Normally the funnel will not narrow in the smooth manner shown in the first figure. Jumps in the funnel show where to look for breaks and weak links in the causal chain. Some ideas are given in the assumptions listed beneath the funnel. What are the reasons no one knows about the project and the attempts to reach the target group have failed? Maybe the project implementers are using print promotion for illiterates. The project workers possibly don’t speak the local language. Or the local leaders have failed to promote the project as they said they would. People know about the project but don’t show up? Then think about the barriers to their participation. Does the activity demand an unreasonable amount of time, or is it at a time or place that doesn’t suit them? Maybe influential community members have been speaking out against the project – after all community leaders really do matter. Or maybe what the project is offering is something people really just don’t want- a serious design failure. They come, but don’t acquire knowledge, or if they do they just don’t agree so attitudes don’t change. No big surprise there. Not everyone is an A student and, anyway, pedagogical methods are seriously wanting. Even if the project participants acquire the knowledge they may not change behaviour. No big surprise there either. It’s easy to say eat five pieces of fresh fruit or vegetable a day, exercise more, don’t smoke, don’t drink, don’t have unprotected sex. But just telling people stuff has a long track record of not changing behaviour. Other incentives usually have to change for behaviour to change. And they have to overcome cultural barriers to change attitude. And if the intended beneficiaries do fulfill their part then other things have to be there too. Conditional cash transfers and school feeding programmes both work at getting more children into school, but children won’t learn anything if the teacher is absent.
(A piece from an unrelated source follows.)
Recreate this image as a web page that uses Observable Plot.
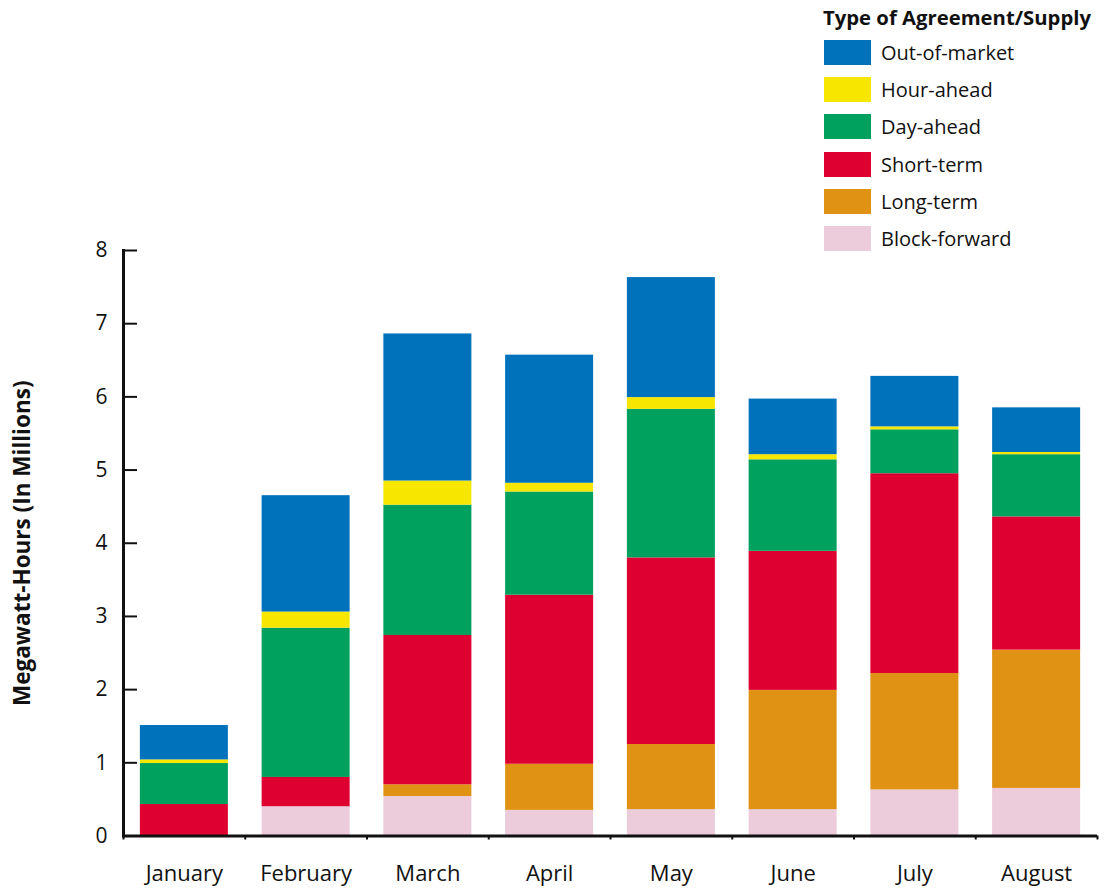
<!DOCTYPE html>
<html>
<head>
<meta charset="utf-8">
<script src="https://cdn.jsdelivr.net/npm/d3@7"></script>
<script src="https://cdn.jsdelivr.net/npm/@observablehq/plot@0.6"></script>
<style>
  body { margin: 0; background: #fff; font-family: "Open Sans", sans-serif; }
  #wrap { position: relative; width: 1105px; height: 890px; }
  #legend { position: absolute; left: 823px; top: 0; color: #111; }
  #legend .title { position: absolute; left: 0; top: 3px; white-space: nowrap; font-weight: 700; font-size: 20.3px; }
  #legend .row { position: absolute; left: 1px; white-space: nowrap; height: 25px; display: flex; align-items: center; }
  #legend .sw { width: 47px; height: 25px; margin-right: 10px; }
  #legend .lab { font-size: 20px; line-height: 25px; }
</style>
</head>
<body>
<div id="wrap">
  <div id="chart"></div>
  <div id="legend"></div>
</div>
<script>
// Months on the x axis
const months = ["January", "February", "March", "April", "May", "June", "July", "August"];

// Energy by type of agreement/supply, millions of MWh
const blockForward = [0.00, 0.40, 0.54, 0.35, 0.36, 0.36, 0.63, 0.65];
const longTerm     = [0.00, 0.00, 0.16, 0.63, 0.89, 1.63, 1.59, 1.89];
const shortTerm    = [0.43, 0.40, 2.04, 2.31, 2.55, 1.90, 2.73, 1.82];
const dayAhead     = [0.56, 2.04, 1.78, 1.41, 2.03, 1.25, 0.60, 0.85];
const hourAhead    = [0.05, 0.22, 0.33, 0.12, 0.16, 0.07, 0.04, 0.03];
const outOfMarket  = [0.47, 1.59, 2.01, 1.75, 1.64, 0.76, 0.69, 0.61];

// Stacking order, bottom to top
const types = ["Block-forward", "Long-term", "Short-term", "Day-ahead", "Hour-ahead", "Out-of-market"];
const colors = ["#ECCBDB", "#DF9214", "#DF0032", "#00A05E", "#F7E600", "#0072BC"];
const series = [blockForward, longTerm, shortTerm, dayAhead, hourAhead, outOfMarket];

const yTicks = [0, 1, 2, 3, 4, 5, 6, 7, 8];

const rows = [];
types.forEach((type, i) => {
  months.forEach((month, j) => rows.push({month, type, value: series[i][j]}));
});

const W = 1105, H = 890;
const mL = 123, mR = 8, mT = 250, mB = 54.5;
const step = (W - mL - mR) / months.length;

const chart = Plot.plot({
  width: W,
  height: H,
  marginLeft: mL,
  marginRight: mR,
  marginTop: mT,
  marginBottom: mB,
  style: {fontFamily: "'Open Sans', sans-serif", color: "#111", background: "#fff"},
  x: {domain: months, paddingInner: 0.2772, paddingOuter: 0.1386, round: false, label: null},
  y: {domain: [0, 8], label: null},
  color: {domain: types, range: colors},
  marks: [
    Plot.barY(rows, {x: "month", y: "value", fill: "type", order: types}),
    // y axis: labels, then inward ticks
    Plot.axisY({ticks: yTicks, tickSize: 0, tickPadding: 16, fontSize: 21, label: null}),
    Plot.axisY({ticks: yTicks, tickSize: -14, tickFormat: () => "", strokeWidth: 2, label: null}),
    // x axis labels
    Plot.axisX({tickSize: 0, tickPadding: 29, fontSize: 22, label: null}),
    // axis lines
    Plot.ruleY([0], {strokeWidth: 3, stroke: "#111"}),
    Plot.frame({anchor: "left", strokeWidth: 3, stroke: "#111"}),
    // small marks at category boundaries
    Plot.ruleX(months, {x: d => d, y1: 0, y2: 0, insetBottom: -4, dx: -step / 2, strokeWidth: 2, stroke: "#111"}),
    Plot.ruleX(months.slice(-1), {x: d => d, y1: 0, y2: 0, insetBottom: -4, dx: step / 2, strokeWidth: 2, stroke: "#111"}),
    // y axis title
    Plot.text(["Megawatt-Hours (In Millions)"], {
      frameAnchor: "left", dx: -101, rotate: -90, text: d => d,
      fontSize: 22.5, fontWeight: 700, textAnchor: "middle", lineAnchor: "middle", fill: "#111"
    })
  ]
});
document.getElementById("chart").appendChild(chart);

// Legend, top entry first
const legend = document.getElementById("legend");
const title = document.createElement("div");
title.className = "title";
title.textContent = "Type of Agreement/Supply";
legend.appendChild(title);
const rowTops = [40, 77, 114, 152, 189, 226];
types.slice().reverse().forEach((type, k) => {
  const row = document.createElement("div");
  row.className = "row";
  row.style.top = rowTops[k] + "px";
  const sw = document.createElement("div");
  sw.className = "sw";
  sw.style.background = colors[types.indexOf(type)];
  const lab = document.createElement("span");
  lab.className = "lab";
  lab.textContent = type;
  row.appendChild(sw);
  row.appendChild(lab);
  legend.appendChild(row);
});
</script>
</body>
</html>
Apparent breaks in the causal chain, illustrated by how the funnel becomes very steep, present a puzzle a good evaluation must answer. All the inputs were there. So why didn’t the output occur? We delivered all the intended outputs, so why didn’t outcomes change as expected? Maybe the study was just underpowered, but maybe complementary inputs were missing. You need to know which. By answering these questions an impact evaluation becomes really useful to the implementing agency.
Looking down the funnel, or along the causal chain, is an example of useful data analysis. And much of this analysis is straightforward factual analysis using at most bivariate tabulations of the data. It is not rocket science. It is how you treat the data properly to tell a story about the intervention, instead of just cleaning the data up a bit before throwing them into Stata.
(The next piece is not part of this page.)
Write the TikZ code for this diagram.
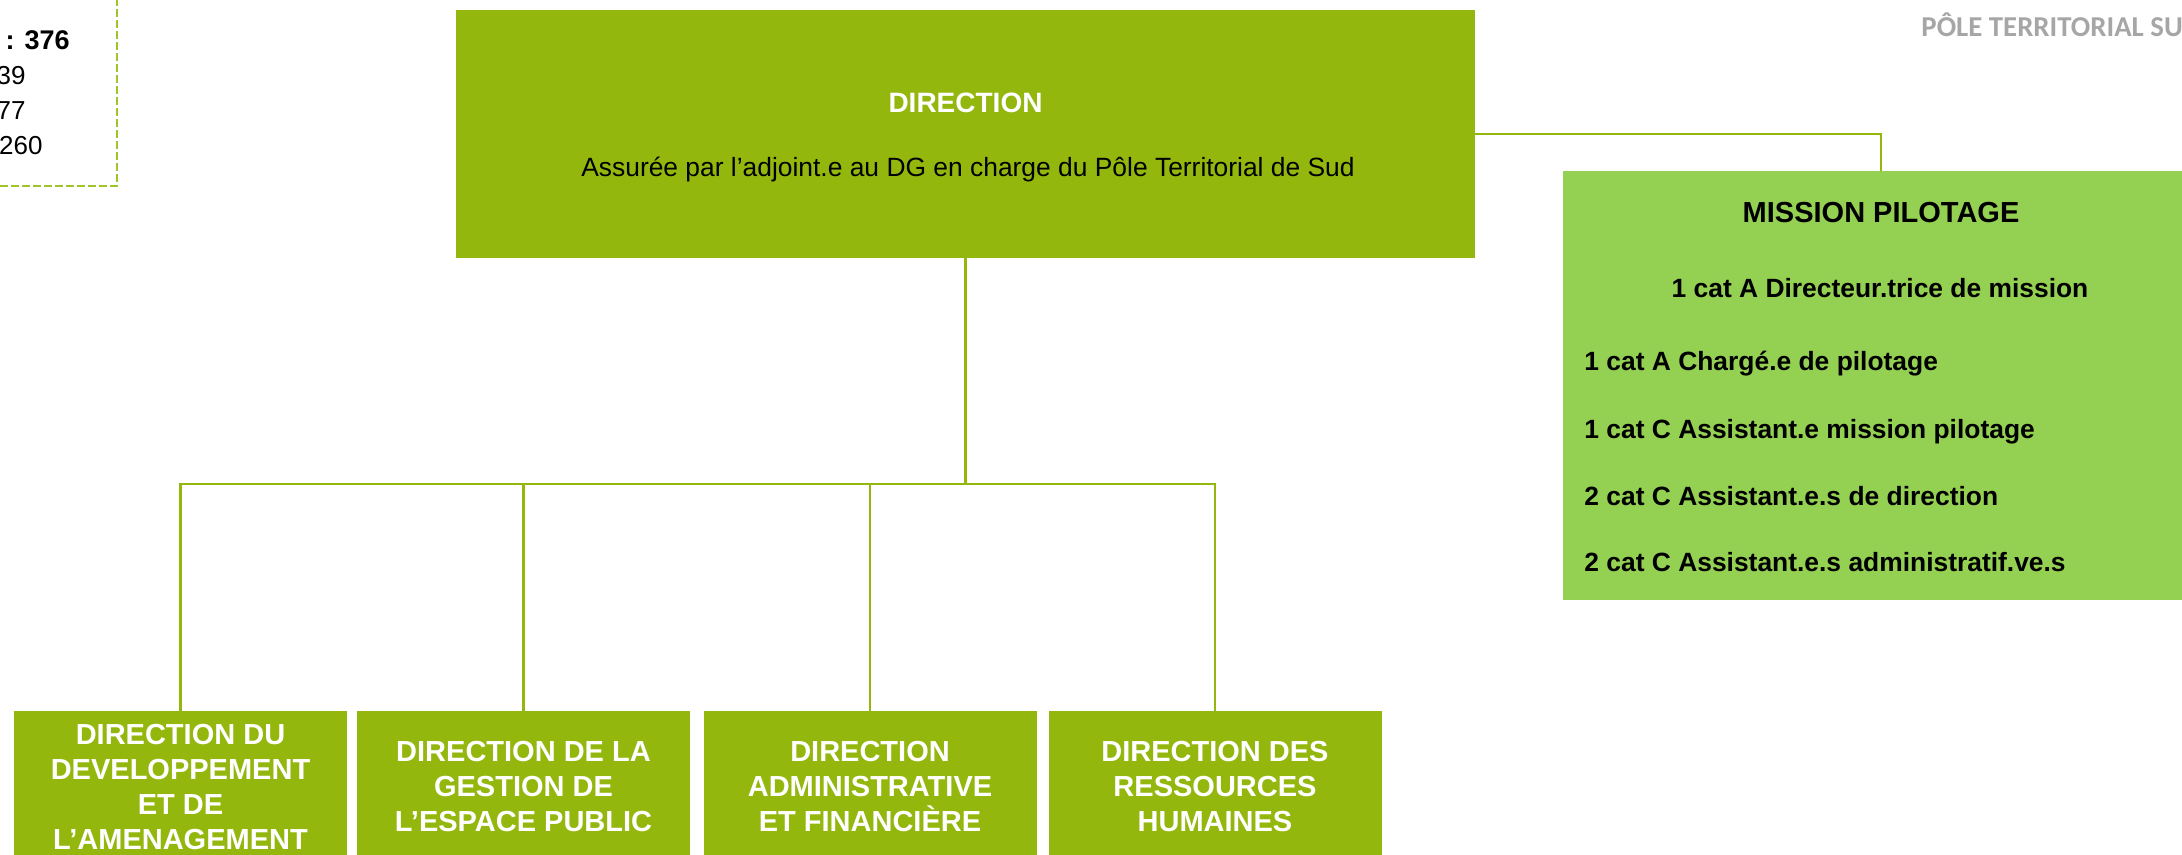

Looking down the funnel has other implications for how we treat our data, particularly thinking about what our results mean. The cult of significance means that people rarely stop to consider what the effect size actually means. Sufficient power can give you significance at 0.1 percent with an impact which makes negligible difference to the lives of poor people.
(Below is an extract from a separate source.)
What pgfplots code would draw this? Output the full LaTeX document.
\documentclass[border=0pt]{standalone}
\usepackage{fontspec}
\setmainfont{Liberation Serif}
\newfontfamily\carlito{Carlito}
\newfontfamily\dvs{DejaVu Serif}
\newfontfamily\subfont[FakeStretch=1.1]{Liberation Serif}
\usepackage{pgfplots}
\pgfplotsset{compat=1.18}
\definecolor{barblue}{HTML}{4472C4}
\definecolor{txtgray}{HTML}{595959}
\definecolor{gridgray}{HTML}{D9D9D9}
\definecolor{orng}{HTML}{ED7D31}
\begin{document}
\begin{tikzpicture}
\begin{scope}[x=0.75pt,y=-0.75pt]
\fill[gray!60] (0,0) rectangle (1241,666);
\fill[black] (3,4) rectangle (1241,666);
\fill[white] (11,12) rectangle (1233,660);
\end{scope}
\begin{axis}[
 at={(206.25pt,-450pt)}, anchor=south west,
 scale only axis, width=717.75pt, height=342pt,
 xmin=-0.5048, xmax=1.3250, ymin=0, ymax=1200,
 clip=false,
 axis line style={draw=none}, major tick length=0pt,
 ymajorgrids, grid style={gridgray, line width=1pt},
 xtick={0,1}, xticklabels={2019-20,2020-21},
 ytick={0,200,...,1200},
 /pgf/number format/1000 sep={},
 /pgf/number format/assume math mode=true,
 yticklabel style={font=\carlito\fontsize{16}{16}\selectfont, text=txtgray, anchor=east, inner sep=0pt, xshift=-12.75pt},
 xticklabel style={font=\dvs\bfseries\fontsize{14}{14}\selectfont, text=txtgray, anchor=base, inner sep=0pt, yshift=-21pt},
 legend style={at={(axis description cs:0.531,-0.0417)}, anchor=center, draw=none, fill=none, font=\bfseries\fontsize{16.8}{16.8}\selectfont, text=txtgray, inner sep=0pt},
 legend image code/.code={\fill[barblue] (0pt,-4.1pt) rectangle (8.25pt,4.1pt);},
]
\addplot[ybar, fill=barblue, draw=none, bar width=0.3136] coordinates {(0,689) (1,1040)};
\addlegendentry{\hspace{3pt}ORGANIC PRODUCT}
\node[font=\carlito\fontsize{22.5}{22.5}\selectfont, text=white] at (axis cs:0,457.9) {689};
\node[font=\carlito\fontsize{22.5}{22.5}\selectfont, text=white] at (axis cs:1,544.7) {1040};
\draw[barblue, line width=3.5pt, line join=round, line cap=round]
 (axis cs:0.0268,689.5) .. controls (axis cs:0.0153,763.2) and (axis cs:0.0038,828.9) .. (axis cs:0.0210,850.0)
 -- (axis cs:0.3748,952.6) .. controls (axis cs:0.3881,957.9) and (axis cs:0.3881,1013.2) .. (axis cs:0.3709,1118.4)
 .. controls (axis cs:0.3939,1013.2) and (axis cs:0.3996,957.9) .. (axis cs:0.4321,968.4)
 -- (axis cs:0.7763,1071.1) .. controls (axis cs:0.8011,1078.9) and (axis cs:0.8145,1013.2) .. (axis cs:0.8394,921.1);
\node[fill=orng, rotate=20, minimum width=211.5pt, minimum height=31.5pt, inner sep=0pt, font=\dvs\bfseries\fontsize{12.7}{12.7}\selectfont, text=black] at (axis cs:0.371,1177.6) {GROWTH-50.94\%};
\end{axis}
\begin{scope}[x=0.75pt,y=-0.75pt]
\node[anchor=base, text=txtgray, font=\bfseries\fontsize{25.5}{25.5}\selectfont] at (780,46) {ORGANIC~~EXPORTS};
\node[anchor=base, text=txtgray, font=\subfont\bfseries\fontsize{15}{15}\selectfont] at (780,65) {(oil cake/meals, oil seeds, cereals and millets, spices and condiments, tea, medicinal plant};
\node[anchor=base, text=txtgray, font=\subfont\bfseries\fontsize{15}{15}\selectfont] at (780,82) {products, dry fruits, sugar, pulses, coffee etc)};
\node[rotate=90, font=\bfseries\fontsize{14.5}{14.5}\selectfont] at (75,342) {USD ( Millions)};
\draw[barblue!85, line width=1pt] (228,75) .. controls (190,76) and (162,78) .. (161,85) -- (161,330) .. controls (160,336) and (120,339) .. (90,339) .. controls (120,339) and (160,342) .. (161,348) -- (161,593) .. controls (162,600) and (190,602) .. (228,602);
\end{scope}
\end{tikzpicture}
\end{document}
And different ways of presenting regression models can give a misleading sense of impact. A large reduction in relative risk – a ‘good odds ratio’ – can reflect quite a small change in absolute risk. Three randomised controlled trials have found circumcision reduces the risk of transmission during unprotected sex by around 50 percent. The reduction in risk was from around 3.5 percent to 1.5 percent. Just a 2 percentage point absolute reduction, so 50 men need to be circumcised to avoid one new case of HIV/AIDS.
Data analysis also means looking for sources of heterogeneity across sub-groups, drawing on qualitative data and bivariate tabulations. Data from a survey of 12 villages in India with community-based natural resource management found that only around half of those surveyed had taken part in elections for the village committee. The researchers were busy running probit regressions to identify the characteristics of those who were excluded. But a look at the village narratives – short one to two page descriptions of each village and how the project is functioning there – showed that elections had only been held in six of the villages. And a bivariate tabulation confirmed that nearly everyone in villages where there was an election had voted whereas virtually no one had in the villages where there was no election. A few did claim they had voted in an election that didn’t take place, but that’s another story about survey biases. Fancy econometrics was less informative than just looking at the numbers. Using village fixed effects in the regression should have picked it up, but researchers don’t generally interpret the meaning of the coefficients on the fixed effect variables, though they should as significant coefficients mean you are missing something in your included variables.
Most impact evaluations don’t do this sort of analysis. It is not ‘difficult enough’ for researchers who need to publish in academic journals. But if we are to indeed improve lives with impact evaluations then we need better analysis which truly tackles the question of not only if programmes are working but where, for who and why.